The panel addressed the impact of environmental risk on companies’ operations and finances, and the ways in which investors and financial institutions can integrate environmental factors into their assessment of businesses.
Rodolphe joined Qontigo this month and brings vast experience in the field of climate and sustainability impact and analysis. Within his remit, he will oversee the continuous evolution of the ESG ecosystem within STOXX indices, which includes sustainability, low-carbon and climate solutions. Below are some edited excerpts from Rodolphe’s participation as well as further comments he made to our blog.
Rodolphe, what is environmental risk?
“Environmental risk is any disruption to the ecosystem services that support human activities. This encompasses from climate change to the salinization of water, air pollution, and biodiversity loss such as a collapse of pollinating insects.
“In the absence of gold standards, the first step for managing environmental risk is for investors to decide on the way they want to approach these risks and to define their strategy: holistic or thematic approach, focus on risk mitigation, or identification of investment opportunities. As an index provider, our role is to adapt to any specific approach and to develop solutions, benchmarks and tools.”
How can corporate reporting of environmental variables be improved?
“Corporate reporting is key to every single issue in the investment value chain. I see three major trends in corporate reporting. First, there is a need for a stronger focus on the impact regarding the supply chain. Secondly, there is a need for more integration of ESG metrics in financial reporting. This means more reliable, standardized and binding data. Finally, there continues to be a need for standardization. On this point, the World Economic Forum just published a set of cross-industry metrics and recommended non-financial disclosures that could be integrated in the Generally Accepted Accounting Principles (GAAP). This could be a promising path to shedding light on how companies are aligned with long-term global goals.
“Some companies already disclose an environmental profit and loss statement (E P&L), which states the material climate and environmental risks it faces. It is a way to monetize the negative externalities of a company in its production as well as in its supply chain. It is very important for investors to have a quantifiable way to manage these risks. Significant research and development is still needed to develop relevant and operational metrics accounting for these very complex issues. It’s a great opportunity for collaboration within the investment community and academics, and I think that that is in the DNA of Qontigo.”
Should investors be looking at pandemic-related risk?
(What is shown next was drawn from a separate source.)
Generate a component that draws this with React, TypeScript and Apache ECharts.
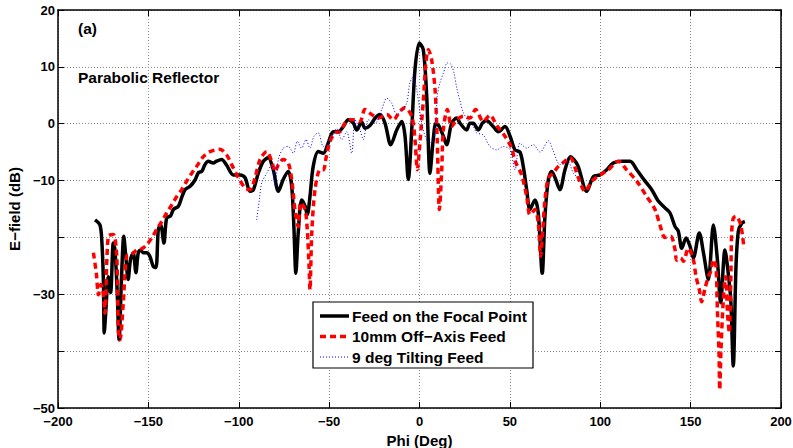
import React, { useEffect, useRef } from "react";
import * as echarts from "echarts";

const xTicks = [-200, -150, -100, -50, 0, 50, 100, 150, 200];
const yTickLabels = ["20", "10", "0", "−10", "", "−30", "", "−50"];
const seriesNames = ["Feed on the Focal Point", "10mm Off−Axis Feed", "9 deg Tilting Feed"];

const focalPoint: [number, number][] = [
  [-179.5, -16.9], [-176.8, -17.8], [-175.8, -20.4], [-174.9, -27.4], [-174.4, -36.8], [-173.5, -32.7],
  [-172.2, -26.9], [-170.9, -29.7], [-169.4, -21.0], [-168.5, -22.2], [-167.3, -29.2], [-166.2, -38.0],
  [-164.9, -27.4], [-163.6, -19.8], [-162.5, -23.3], [-161.2, -27.4], [-159.9, -23.9], [-158.4, -22.7],
  [-156.9, -26.2], [-155.6, -22.7], [-154.3, -22.2], [-152.9, -22.7], [-151, -22.7], [-149.2, -23.3],
  [-147.3, -25.1], [-145.8, -25.3], [-144.5, -18.6], [-143.2, -17.8], [-141.4, -21.0], [-139.9, -16.6],
  [-137.7, -16.2], [-136.2, -15.1], [-133.4, -14.5], [-131.6, -13.0], [-129.7, -11.6], [-126.9, -11.0],
  [-124.2, -9.9], [-122.3, -8.6], [-120.5, -8.4], [-118.7, -7.2], [-116.9, -6.6], [-114.1, -6.9],
  [-112.3, -6.6], [-109.5, -6.3], [-106.7, -7.3], [-103.0, -9.0], [-99.3, -9.0], [-96.5, -9.5],
  [-93.8, -11.9], [-91.9, -11.6], [-89.2, -8.7], [-86.4, -6.6], [-83.7, -6.0], [-80.9, -8.1],
  [-78.1, -11.9], [-75.4, -9.8], [-72.6, -8.4], [-70.7, -11.0], [-69.5, -18.1], [-68.4, -26.3],
  [-67.1, -19.2], [-65.2, -13.4], [-63.3, -14.5], [-62.1, -16.0], [-60.6, -12.8], [-58.8, -7.5],
  [-56.0, -4.9], [-53.2, -5.2], [-50.5, -3.4], [-47.7, -1.4], [-44.9, -1.4], [-42.2, -0.5],
  [-39.4, 0.7], [-36.6, 0.1], [-34.7, -1.1], [-32.0, 0.3], [-30.2, -0.8], [-27.4, -0.3],
  [-24.5, 1.0], [-21.9, 1.6], [-19.1, 0.1], [-15.9, -3.7], [-12.6, -1.1], [-9.8, 0.4],
  [-8.0, -2.2], [-6.2, -9.8], [-4.3, -1.1], [-2.5, 9.5], [-0.1, 14.2], [2.1, 13.0],
  [4.0, 4.8], [5.8, -8.7], [7.6, -2.8], [9.1, 0.1], [11.0, -0.5], [13.2, -2.2],
  [15.0, -3.7], [17.8, 0.1], [20.6, 1.0], [22.4, 0.1], [26.1, -1.1], [27.9, 0.1],
  [29.8, 0.1], [32.5, -1.1], [35.0, 0.2], [37.2, 0.5], [40.8, -0.5], [43.6, -1.4],
  [47.3, -0.5], [50.1, -2.2], [52.8, -4.6], [55.6, -5.0], [57.4, -7.5], [59.3, -11.6],
  [61.1, -15.1], [63.9, -13.4], [65.7, -15.7], [67.9, -26.3], [69.4, -16.3], [71.3, -9.8],
  [73.1, -8.4], [75.0, -9.5], [77.7, -11.6], [80.5, -8.1], [83.5, -5.8], [87.5, -7.3],
  [92.5, -11.9], [96.2, -9.3], [99.9, -9.0], [103.6, -8.1], [107.2, -6.9], [111.9, -6.6],
  [116.5, -6.6], [120.2, -8.1], [124.8, -10.1], [128.5, -11.6], [132.1, -13.6], [135.8, -14.8],
  [138.6, -15.7], [141.4, -18.1], [143.2, -18.9], [145.1, -21.9], [147.5, -20.1], [149.7, -21.6],
  [151.5, -23.6], [154.8, -19.2], [157.1, -22.7], [159.8, -27.4], [162.6, -17.8], [164.8, -23.9],
  [166.6, -31.5], [169.0, -22.2], [170.8, -26.3], [172.2, -30.9], [173.6, -42.6], [175.1, -25.1],
  [176.4, -18.9], [178.3, -17.5], [180, -17.2],
];

const offAxis: [number, number][] = [
  [-180.4, -22.7], [-178.8, -26.3], [-177.6, -30.1], [-176.3, -28.3], [-175.2, -29.2], [-174.0, -33.3],
  [-172.2, -19.8], [-169.4, -19.5], [-167.5, -23.3], [-166.6, -36.3], [-165.7, -38.0], [-163.9, -31.6],
  [-162.0, -23.3], [-159.2, -23.0], [-156.5, -22.2], [-153.7, -22.0], [-150.9, -21.3], [-148.2, -20.1],
  [-145.4, -18.6], [-142.6, -17.2], [-139.9, -15.7], [-137.1, -14.3], [-134.3, -12.8], [-131.6, -11.6],
  [-128.8, -10.1], [-126.0, -8.7], [-123.3, -7.5], [-119.6, -5.8], [-115.9, -4.9], [-110.4, -4.5],
  [-106.7, -5.5], [-103.9, -7.2], [-100.2, -9.5], [-96.5, -11.3], [-93.8, -11.6], [-91.0, -9.5],
  [-88.2, -6.3], [-84.5, -4.9], [-81.8, -6.6], [-79.9, -8.4], [-78.1, -7.2], [-75.4, -6.3],
  [-72.6, -6.9], [-70.7, -9.8], [-68.9, -15.1], [-67.1, -18.1], [-65.7, -13.9], [-63.3, -15.1],
  [-62.1, -18.6], [-61.1, -25.1], [-60.6, -29.2], [-59.6, -19.2], [-57.8, -11.6], [-55.0, -8.1],
  [-53.2, -8.1], [-51.7, -6.0], [-49.5, -3.1], [-46.7, -1.6], [-44.0, -1.4], [-41.2, 0.1],
  [-38.5, 0.7], [-35.7, 0.7], [-32.9, 0.4], [-30.2, 2.5], [-26.4, 1.6], [-22.8, 1.0],
  [-18.1, 1.6], [-14.5, 0.7], [-10.8, 2.2], [-8.0, 2.8], [-4.3, 1.3], [-2.5, -2.8],
  [-1.2, -8.1], [0.3, -3.0], [2.1, 4.0], [3.5, 10.5], [4.9, 13.0], [6.7, 11.3],
  [8.6, 6.0], [9.8, -2.8], [11.0, -15.1], [12.3, -8.1], [13.2, -1.1], [15.4, 2.5],
  [17.8, -0.5], [20.6, 0.7], [24.2, 1.3], [27.9, 1.0], [31.0, 2.5], [35.3, 0.4],
  [39.0, 1.5], [42.7, -0.3], [47.3, -2.2], [51.0, -4.3], [52.8, -6.5], [56.5, -9.0],
  [59.3, -12.8], [61.1, -16.0], [63.9, -15.1], [65.7, -17.5], [67.0, -23.3], [68.1, -19.2],
  [69.4, -13.4], [71.3, -9.5], [74.0, -8.7], [76.8, -7.5], [80.5, -6.6], [83.3, -6.0],
  [87.9, -9.5], [91.6, -11.9], [95.3, -10.1], [99.9, -9.0], [104.5, -8.1], [110.0, -6.6],
  [114.6, -8.1], [120.2, -10.1], [125.7, -12.8], [130.3, -15.1], [133.1, -17.9], [135.8, -20.0],
  [139.0, -19.8], [141.4, -22.2], [142.3, -24.0], [144.5, -23.6], [146.0, -24.2], [148.7, -21.9],
  [151.5, -23.9], [153.0, -26.9], [154.8, -29.2], [156.1, -31.3], [158.0, -28.9], [159.8, -26.9],
  [161.1, -26.0], [162.6, -23.9], [164.0, -25.1], [164.8, -32.7], [165.7, -40.4], [166.1, -46.8],
  [166.8, -39.7], [168.1, -30.9], [169.4, -26.9], [170.5, -33.9], [171.4, -36.8], [172.2, -28.0],
  [172.7, -19.2], [173.6, -16.6], [175.1, -16.3], [177.7, -17.8], [179.5, -21.9],
];

const tilting: [number, number][] = [
  [-90.1, -16.9], [-88.6, -13.4], [-87.3, -10.4], [-84.5, -8.7], [-81.8, -7.2], [-79.9, -11.0],
  [-78.1, -6.3], [-75.4, -4.3], [-72.6, -4.0], [-69.8, -5.2], [-67.6, -3.1], [-65.2, -4.3],
  [-62.8, -2.8], [-60.6, -4.3], [-58.4, -2.2], [-56.0, -1.6], [-53.2, -4.0], [-50.5, -3.4],
  [-47.7, -1.9], [-45.8, -0.8], [-43.0, -2.8], [-40.3, -1.4], [-37.5, -5.2], [-35.7, 0.7],
  [-32.9, -1.1], [-31.1, -2.8], [-28.3, 0.7], [-24.6, 0.1], [-20.9, 2.5], [-18.1, 4.5],
  [-15.4, 3.6], [-12.6, 1.6], [-9.8, 2.5], [-7.1, 3.6], [-5.3, 7.2], [-3.4, 8.3],
  [-1.5, 6.0], [0.3, 1.9], [2.1, -1.1], [4.0, -2.8], [6.7, -3.4], [8.6, -1.6],
  [9.8, 4.8], [11.3, 7.2], [13.2, 8.9], [15.4, 10.7], [17.3, 10.5], [19.1, 8.9],
  [20.6, 6.3], [22.4, 4.0], [24.2, 2.0], [27.0, 0.5], [29.8, -0.5], [31.6, -1.6],
  [35.3, -2.0], [39.0, -4.0], [42.7, -4.6], [46.4, -4.0], [50.1, -4.6], [52.8, -8.1],
  [55.6, -3.4], [59.3, -4.3], [63.0, -3.7], [66.7, -5.0], [71.3, -3.0], [74.0, -4.8],
  [77.7, -7.2], [81.5, -6.3], [85.1, -8.7], [87.0, -9.3],
];

const FONT = "Liberation Sans";

export default function App() {
  const ref = useRef<HTMLDivElement>(null);
  useEffect(() => {
    if (!ref.current) return;
    const chart = echarts.init(ref.current, null, { renderer: "svg" });
    const labelStyle = { fontFamily: FONT, fontWeight: "bold" as const, fontSize: 13, color: "#000" };
    const gridDots = { show: true, lineStyle: { type: [1, 2], color: "#888", width: 1 } };
    const yLabel = (v: number) => {
      const idx = Math.round((20 - v) / 10);
      return yTickLabels[idx] ?? "";
    };
    const xLabel = (v: number) => (xTicks.includes(v) ? String(v).replace("-", "−") : "");
    const legendY = [316, 336.5, 357];
    const legendGraphics: any[] = [
      { type: "rect", z: 100, shape: { x: 313, y: 302, width: 220, height: 66 }, style: { fill: "#fff", stroke: "#000", lineWidth: 1.2 } },
      { type: "line", z: 101, shape: { x1: 320, y1: legendY[0], x2: 349, y2: legendY[0] }, style: { stroke: "#000", lineWidth: 3.5 } },
      { type: "line", z: 101, shape: { x1: 320, y1: legendY[1], x2: 349, y2: legendY[1] }, style: { stroke: "#ff0000", lineWidth: 3.5, lineDash: [6, 4] } },
      { type: "line", z: 101, shape: { x1: 320, y1: legendY[2], x2: 349, y2: legendY[2] }, style: { stroke: "#0000ff", lineWidth: 1, lineDash: [1, 2] } },
    ];
    seriesNames.forEach((n, i) => {
      legendGraphics.push({
        type: "text", z: 101, x: 352, y: legendY[i],
        style: { text: n, font: `bold 15.5px '${FONT}'`, fill: "#000", textVerticalAlign: "middle" },
      });
    });
    chart.setOption({
      animation: false,
      backgroundColor: "#fff",
      grid: { left: 58, top: 10, right: 12, bottom: 40, containLabel: false, outerBoundsMode: "none" },
      xAxis: [
        {
          type: "value", min: -200, max: 200, interval: 50, position: "bottom",
          name: "Phi (Deg)", nameLocation: "middle", nameGap: 20,
          nameTextStyle: { fontFamily: FONT, fontWeight: "bold", fontSize: 15, color: "#000" },
          axisLine: { show: true, onZero: false, lineStyle: { color: "#000", width: 1.5 } },
          axisTick: { show: true, inside: true, length: 6, lineStyle: { color: "#000", width: 1 } },
          axisLabel: { ...labelStyle, margin: 7, formatter: xLabel },
          splitLine: gridDots,
        },
        {
          type: "value", min: -200, max: 200, interval: 50, position: "top",
          axisLine: { show: true, onZero: false, lineStyle: { color: "#000", width: 1.5 } },
          axisTick: { show: true, inside: true, length: 6, lineStyle: { color: "#000", width: 1 } },
          axisLabel: { show: false },
          splitLine: { show: false },
        },
      ],
      yAxis: [
        {
          type: "value", min: -50, max: 20, interval: 10, position: "left",
          name: "E−field (dB)", nameLocation: "middle", nameGap: 31,
          nameTextStyle: { fontFamily: FONT, fontWeight: "bold", fontSize: 15, color: "#000" },
          axisLine: { show: true, onZero: false, lineStyle: { color: "#000", width: 1.5 } },
          axisTick: { show: true, inside: true, length: 6, lineStyle: { color: "#000", width: 1 } },
          axisLabel: { ...labelStyle, margin: 3, formatter: yLabel },
          splitLine: gridDots,
        },
        {
          type: "value", min: -50, max: 20, interval: 10, position: "right",
          axisLine: { show: true, onZero: false, lineStyle: { color: "#000", width: 1.5 } },
          axisTick: { show: true, inside: true, length: 6, lineStyle: { color: "#000", width: 1 } },
          axisLabel: { show: false },
          splitLine: { show: false },
        },
      ],
      series: [
        {
          name: seriesNames[0], type: "line", data: focalPoint, showSymbol: false, smooth: 0.3,
          lineStyle: { color: "#000", width: 3.5 }, z: 3,
        },
        {
          name: seriesNames[1], type: "line", data: offAxis, showSymbol: false, smooth: 0.3,
          lineStyle: { color: "#ff0000", width: 3.5, type: [6, 4], cap: "butt" }, z: 4,
        },
        {
          name: seriesNames[2], type: "line", data: tilting, showSymbol: false, smooth: 0.3,
          lineStyle: { color: "#0000ff", width: 1, type: [1, 2] }, z: 5,
        },
      ],
      graphic: [
        { type: "text", x: 78, y: 28, style: { text: "(a)", font: `bold 15.5px '${FONT}'`, fill: "#000", textVerticalAlign: "middle" } },
        { type: "text", x: 78, y: 77.5, style: { text: "Parabolic Reflector", font: `bold 15.5px '${FONT}'`, fill: "#000", textVerticalAlign: "middle" } },
        ...legendGraphics,
      ],
    });
    return () => chart.dispose();
  }, []);
  return <div ref={ref} style={{ position: "fixed", left: 0, top: 0, width: 793, height: 448, background: "#fff" }} />;
}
“One striking feature post-Covid is that despite the tremendous economic collapse experienced, the decrease in greenhouse emissions amounts to only what we need to achieve every year until 2050 to be on track with global treaty commitments (-7.5%). That shows how huge the task is and how urgent it is to implement action. Covid-19 has brought forward a word that is resilience, and that should be taken into account.
“Two noticeable trends have emerged: the first one is that there is a lot of focus on corporates, but there is no clear link between the micro and the macro. Covid has shown how important the impact of governments is on corporates. The second major link that Covid-19 has brought is the social dimension that needs to be integrated (such as migration risk).”
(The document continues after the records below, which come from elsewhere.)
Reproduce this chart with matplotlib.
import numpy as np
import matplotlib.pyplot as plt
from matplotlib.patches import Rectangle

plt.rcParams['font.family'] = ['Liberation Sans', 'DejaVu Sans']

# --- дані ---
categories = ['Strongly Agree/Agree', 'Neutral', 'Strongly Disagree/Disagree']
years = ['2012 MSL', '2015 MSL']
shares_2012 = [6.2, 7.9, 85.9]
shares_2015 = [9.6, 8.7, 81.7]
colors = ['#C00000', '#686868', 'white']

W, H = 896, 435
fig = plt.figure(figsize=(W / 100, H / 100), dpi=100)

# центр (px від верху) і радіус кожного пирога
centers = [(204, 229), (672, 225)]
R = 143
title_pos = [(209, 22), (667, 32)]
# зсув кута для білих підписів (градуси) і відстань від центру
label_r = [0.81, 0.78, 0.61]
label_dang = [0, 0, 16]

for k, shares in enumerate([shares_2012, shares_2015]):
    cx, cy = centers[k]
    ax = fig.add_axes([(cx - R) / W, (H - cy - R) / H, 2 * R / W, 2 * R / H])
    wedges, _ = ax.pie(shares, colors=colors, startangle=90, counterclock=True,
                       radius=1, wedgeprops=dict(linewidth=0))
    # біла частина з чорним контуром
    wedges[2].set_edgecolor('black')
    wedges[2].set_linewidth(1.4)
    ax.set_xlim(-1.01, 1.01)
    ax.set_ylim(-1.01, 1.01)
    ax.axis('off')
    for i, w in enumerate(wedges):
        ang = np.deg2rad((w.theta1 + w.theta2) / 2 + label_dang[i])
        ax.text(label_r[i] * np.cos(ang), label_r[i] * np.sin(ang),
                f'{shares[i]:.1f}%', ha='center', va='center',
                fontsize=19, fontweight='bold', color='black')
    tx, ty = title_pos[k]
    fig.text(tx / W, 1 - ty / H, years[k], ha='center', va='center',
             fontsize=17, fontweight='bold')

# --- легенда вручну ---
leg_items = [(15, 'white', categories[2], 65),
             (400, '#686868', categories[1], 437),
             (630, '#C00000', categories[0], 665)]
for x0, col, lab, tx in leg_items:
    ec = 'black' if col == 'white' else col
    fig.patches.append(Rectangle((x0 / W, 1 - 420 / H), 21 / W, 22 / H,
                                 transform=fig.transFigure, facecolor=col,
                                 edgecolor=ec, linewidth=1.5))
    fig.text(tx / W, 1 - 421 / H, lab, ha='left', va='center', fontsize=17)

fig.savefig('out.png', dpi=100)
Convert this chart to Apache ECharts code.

What is the role of technology in helping manage and quantify environmental risk?
“Technology will be key and very useful for a number of reasons. We need more data that is forward-looking rather than backward-looking; that doesn’t have a time lag; and that covers information about the supply chain. In all of this, tech can play a key role. Another reason why tech is needed is because investors need to grow their ESG coverage across regions and assets. Environmental risks are complex issues and you need to invest in R&D, and there is a limited ability to pay for this. One way to maintain some economically viable model is to fund tech-based solutions to reduce costs.”
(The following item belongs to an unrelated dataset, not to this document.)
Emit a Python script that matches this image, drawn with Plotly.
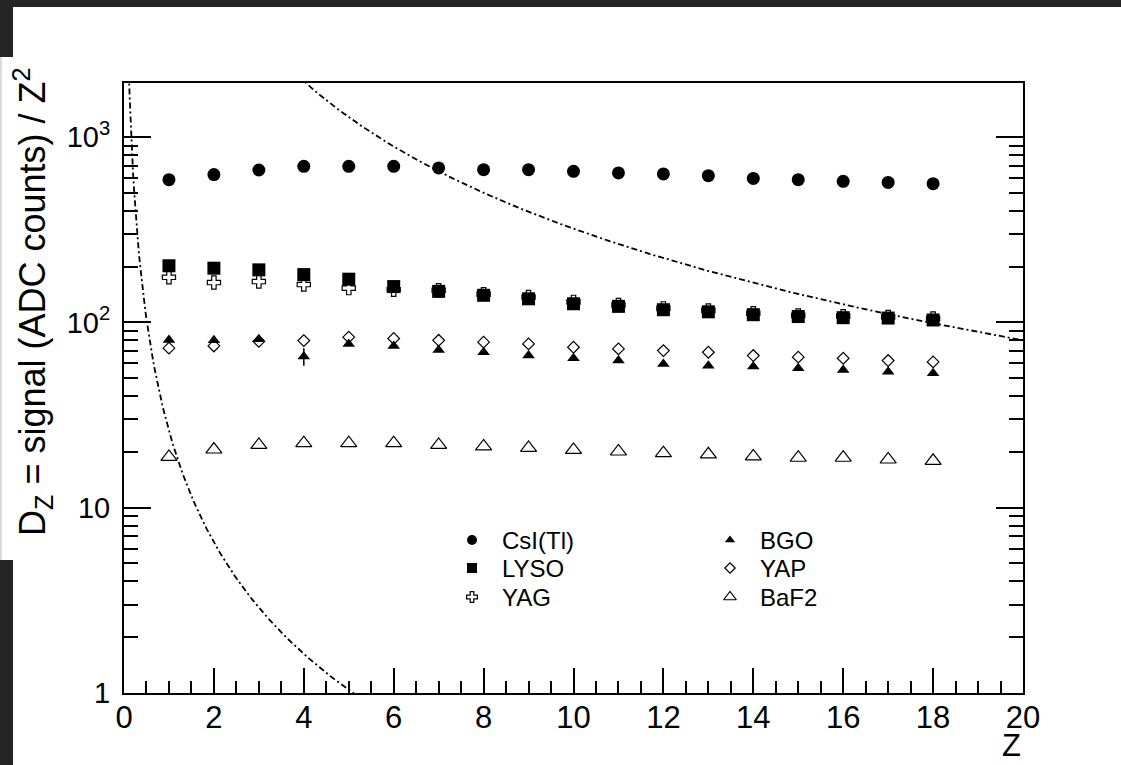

Where is the new frontier of ESG?
“If you look at total assets in ETFs worldwide, only 2% of that pool integrates ESG. It’s a tiny share. But if you look at inflows during the last 18 months, more than 25% have an ESG focus. This represents a huge change for the industry. That is, on the one hand, a very good thing; but on the other it brings a very big responsibility. For a long time ESG has been about explaining what we were doing, explaining what ingredients we were putting in the recipe. Now is the time to try how good the cake is. In other words, what the outcome of sustainable investing is in terms of change to society.”